Thursday, February 9, 2012

The crisis of ethics in modernism

Stanley Hauerwas has a fascinating article  How "Christian Ethics" Came to Be. 
It argues that prior to the Enlightenment Christians did not separate theology, ethics, and personal discipleship. They were all just part of living the Christian life. However, the Enlightenment ripped away the notion that the Bible and the Church provided a foundation or basis for deciding what was moral. What would the foundation be then?

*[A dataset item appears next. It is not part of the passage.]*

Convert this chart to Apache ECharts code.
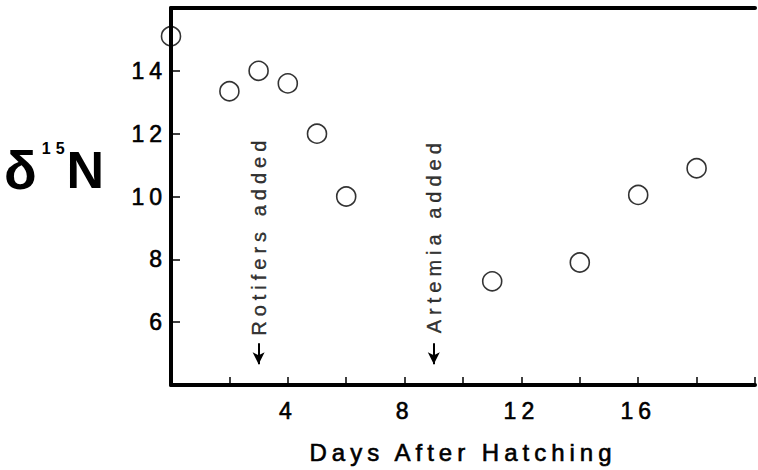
<!DOCTYPE html>
<html>
<head>
<meta charset="utf-8">
<script src="https://cdn.jsdelivr.net/npm/echarts@6/dist/echarts.min.js"></script>
<style>
html, body { margin: 0; padding: 0; background: #fff; }
#chart { width: 758px; height: 470px; }
/* the original lettering is widely tracked */
#chart text { letter-spacing: 5px; }
</style>
</head>
<body>
<div id="chart"></div>
<script>
var days = [0, 2, 3, 4, 5, 6, 11, 14, 16, 18];
var d15N = [15.1, 13.35, 14.0, 13.6, 12.0, 10.0, 7.3, 7.9, 10.05, 10.9];

var noteDays = [3, 9];
var noteText = ['Rotifers added', 'Artemia added'];
var noteMid = [8.75, 8.75];
var arrowFrom = 5.33;
var arrowTo = 4.66;

var xLabels = [4, 8, 12, 16];
var yLabels = [6, 8, 10, 12, 14];

var font = 'Liberation Sans';
// slight outline so the type looks as heavy as the scanned original
var ink = { color: '#000', textBorderColor: '#000', textBorderWidth: 0.6 };

var points = days.map(function (d, i) { return [d, d15N[i]]; });
var notes = noteDays.map(function (d, i) {
    return { name: noteText[i], value: [d, noteMid[i]] };
});
var arrows = noteDays.map(function (d) {
    return [{ coord: [d, arrowFrom] }, { coord: [d, arrowTo] }];
});

var option = {
    animation: false,
    backgroundColor: '#fff',
    title: {
        text: '{d|δ}{s|15}{n|N}',
        left: 4,
        top: 140,
        padding: 0,
        textStyle: {
            rich: {
                d: { fontSize: 54, fontWeight: 'bold', fontFamily: font, color: '#000', lineHeight: 60 },
                s: { fontSize: 16, fontFamily: font, color: '#000', lineHeight: 18, verticalAlign: 'top', padding: [0, 7, 0, 5] },
                n: { fontSize: 52, fontWeight: 'bold', fontFamily: font, color: '#000', lineHeight: 60 }
            }
        }
    },
    grid: { left: 171, right: -3, top: 8, bottom: 85 },
    xAxis: [
        {
            type: 'value',
            min: 0,
            max: 20,
            interval: 2,
            name: 'Days After Hatching',
            nameLocation: 'middle',
            nameGap: 55,
            nameTextStyle: Object.assign({ fontSize: 24, fontFamily: font }, ink),
            axisLine: { lineStyle: { color: '#000', width: 4 } },
            axisTick: { inside: true, length: 8, lineStyle: { color: '#000', width: 1.5 } },
            axisLabel: Object.assign({
                fontSize: 23,
                fontFamily: font,
                margin: 14,
                formatter: function (v) { return xLabels.indexOf(v) >= 0 ? String(v) : ''; }
            }, ink),
            splitLine: { show: false }
        },
        {
            type: 'value',
            position: 'top',
            min: 0,
            max: 20,
            axisLine: { lineStyle: { color: '#000', width: 4 } },
            axisTick: { show: false },
            axisLabel: { show: false },
            splitLine: { show: false }
        }
    ],
    yAxis: {
        type: 'value',
        min: 4,
        max: 16,
        interval: 2,
        axisLine: { show: true, lineStyle: { color: '#000', width: 4 } },
        axisTick: { show: true, inside: true, length: 9, lineStyle: { color: '#000', width: 1.5 } },
        axisLabel: Object.assign({
            fontSize: 23,
            fontFamily: font,
            margin: 4,
            formatter: function (v) { return yLabels.indexOf(v) >= 0 ? String(v) : ''; }
        }, ink),
        splitLine: { show: false }
    },
    series: [
        {
            name: 'd15N',
            type: 'scatter',
            symbol: 'circle',
            symbolSize: 19,
            clip: false,
            itemStyle: { color: 'rgba(0,0,0,0)', borderColor: '#000', borderWidth: 1.6 },
            data: points,
            z: 5
        },
        {
            name: 'notes',
            type: 'scatter',
            symbolSize: 1,
            itemStyle: { color: 'rgba(0,0,0,0)' },
            label: {
                show: true,
                position: 'inside',
                rotate: 90,
                fontSize: 20,
                fontFamily: font,
                color: '#000',
                textBorderColor: '#000',
                textBorderWidth: 0.4,
                formatter: function (p) { return p.name; }
            },
            data: notes,
            markLine: {
                silent: true,
                symbol: ['none', 'arrow'],
                symbolSize: [9, 12],
                label: { show: false },
                lineStyle: { color: '#000', width: 2, type: 'solid' },
                data: arrows
            }
        }
    ]
};

echarts.init(document.getElementById('chart'), null, { renderer: 'svg' }).setOption(option);
</script>
</body>
</html>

The birth of modernity is coincident with the beginnings of ethics understood as a distinguishable sphere or realm of human life. Faced with the knowledge of the diversity of moral convictions, modern people think of themselves as haunted by the problem of relativism. If our "ethics" are relative to time and place, what if anything prevents our moral opinions form being "conventional"? And if they are conventional, some assume they must also be "arbitrary". But if your morality is conventional, how can we ever expect to secure agreements between people who disagree? Is it out fate to be perpetually at war with one another? "Ethics" becomes that quest to secure a rational basis for morality so we can be confident that our moral convictions are not arbitrary?
Stanley Hauerwas, How "Christian Ethics" Came to Be (1997)
Reprinted in the Hauerwas Reader, p.43-44.